I encountered a problem when working with regular expressions in PostgreSQL. It turns out that PostgreSQL has no support for the \p{Lo}
class, which corresponds to the "Letter, Other" category in the Unicode standard. I need to use this class in my regular expression, but I can't find a way to do this in PostgreSQL.
I'm looking for an alternative approach or way to define this class through the available Unicode ranges in PostgreSQL. I would not want to manually list all possible characters as there are too many.
So far I've found a few Unicode ranges that partially fit:
[\u0370-\u03FF\u0400-\u04FF\u0590-\u05FF\u0600-\u06FF\u3040-\u30FF\u30FF\u4E00-\u9FFF].
However these ranges are not enough to fully cover \p{Lo}
. Maybe there is a more comprehensive way to represent \p{Lo}
in PostgreSQL or some known method that can help to achieve similar functionality?

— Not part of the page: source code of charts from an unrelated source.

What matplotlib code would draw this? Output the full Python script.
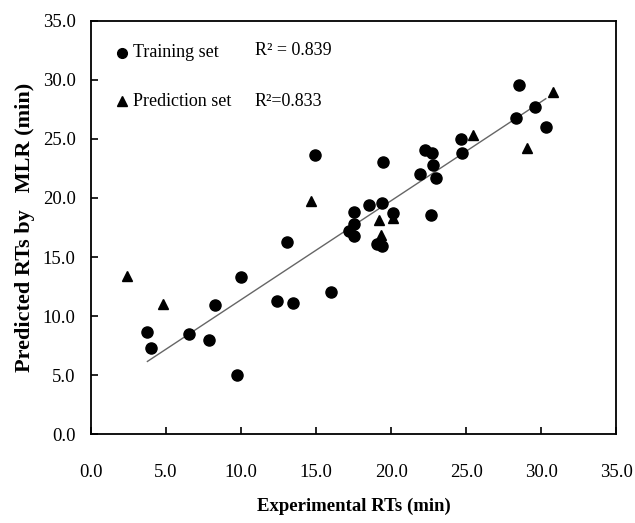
import numpy as np
import matplotlib
matplotlib.use("Agg")
import matplotlib.pyplot as plt

plt.rcParams["font.family"] = ["Liberation Serif", "DejaVu Serif"]

# training set: experimental vs predicted RTs (min)
train_exp = [3.76, 3.98, 6.55, 7.89, 8.29, 9.71, 10.02, 12.38, 13.49, 13.04,
             15.98, 14.93, 17.55, 17.2, 17.5, 17.5, 18.55, 19.38, 20.1, 19.04,
             19.38, 19.49, 21.93, 22.27, 22.71, 22.82, 23.0, 22.64, 24.64, 24.75,
             28.33, 28.51, 29.62, 30.31]
train_pred = [8.62, 7.29, 8.48, 7.99, 10.97, 5.02, 13.27, 11.31, 11.14, 16.27,
              12.07, 23.64, 18.82, 17.2, 17.8, 16.8, 19.39, 19.58, 18.7, 16.13,
              15.9, 23.02, 22.0, 24.06, 23.78, 22.79, 21.71, 18.54, 25.0, 23.78,
              26.81, 29.53, 27.69, 26.0]

# prediction set
test_exp = [2.38, 4.78, 14.67, 19.2, 20.1, 19.33, 25.49, 29.09, 30.78]
test_pred = [13.35, 11.03, 19.73, 18.17, 18.3, 16.84, 25.34, 24.21, 29.02]

r2_train = 0.839
r2_test = 0.833

fig = plt.figure(figsize=(6.35, 5.23), dpi=100)
ax = fig.add_axes([0.1433, 0.170, 0.827, 0.790])

# fitted line over the training range
k, b = np.polyfit(train_exp, train_pred, 1)
xl = np.array([min(train_exp), max(train_exp)])
ax.plot(xl, k * xl + b, color="#666666", lw=1.0, zorder=1)

ax.plot(train_exp, train_pred, "o", color="black", ms=8, zorder=3)
ax.plot(test_exp, test_pred, "^", color="black", ms=7.5, zorder=3)

ax.set_xlim(0, 35)
ax.set_ylim(0, 35)
ticks = np.arange(0, 35.1, 5)
ax.set_xticks(ticks)
ax.set_yticks(ticks)
ax.set_xticklabels([f"{t:.1f}" for t in ticks])
ax.set_yticklabels([f"{t:.1f}" for t in ticks])
ax.tick_params(axis="x", direction="in", length=5, width=1.2, pad=21.5, labelsize=13.5)
ax.tick_params(axis="y", direction="in", length=5, width=1.2, pad=11, labelsize=13.5)
for s in ax.spines.values():
    s.set_linewidth(1.3)

ax.text(0.5, -0.175, "Experimental RTs (min)", transform=ax.transAxes,
        fontsize=13.5, fontweight="bold", ha="center", va="center")
ax.text(-0.126, 0.5, "Predicted RTs by   MLR (min)", transform=ax.transAxes,
        fontsize=16, fontweight="bold", ha="center", va="center", rotation=90)

# legend-like annotations
ax.plot([2.05], [32.3], "o", color="black", ms=7)
ax.text(2.8, 32.3, "Training set", fontsize=13, va="center")
ax.text(10.93, 32.5, f"R² = {r2_train:.3f}", fontsize=13, va="center")
ax.plot([2.05], [28.2], "^", color="black", ms=7)
ax.text(2.8, 28.2, "Prediction set", fontsize=13, va="center")
ax.text(10.93, 28.2, f"R²={r2_test:.3f}", fontsize=13, va="center")

fig.savefig("out.png", dpi=100)
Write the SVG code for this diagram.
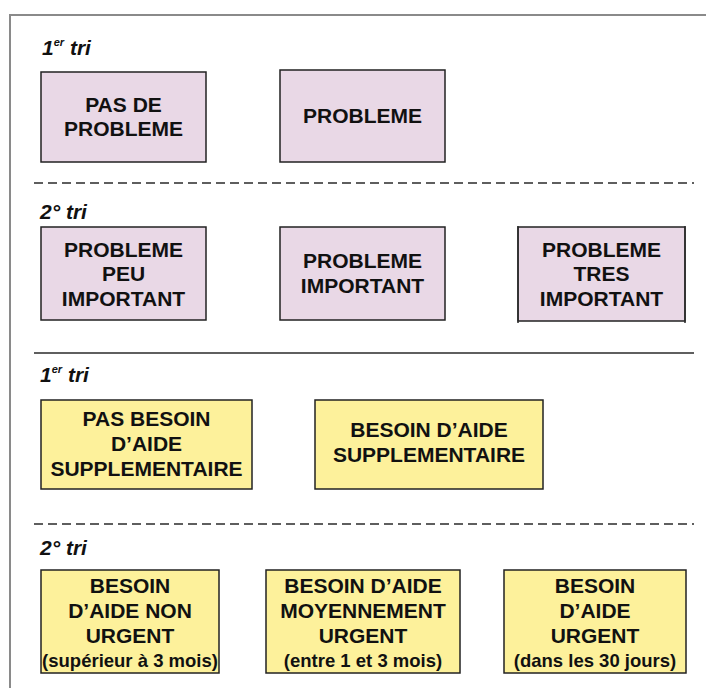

Any help or links to specific Unicode ranges that could match \p{Lo}
would be greatly appreciated.
Thanks in advance!
You could create a function in perl to solve that straightforwardly:
create or replace function matchunicodeplo(char)
returns bool as $$
if ($_[0] =~ /\p{Lo}/g){
return true;
}
else {
return false;
}
$$ language plperl;
To check if perl language is installed in your database
select lanname
from pg_language
where lanname = 'plperl';
If not installed, then (maybe necessary to install the package postgresql-plperl-your_ver_number)
create extension plperl;
Then just run
select matchunicodeplo('あ');
matchunicodeplo |
---|
true |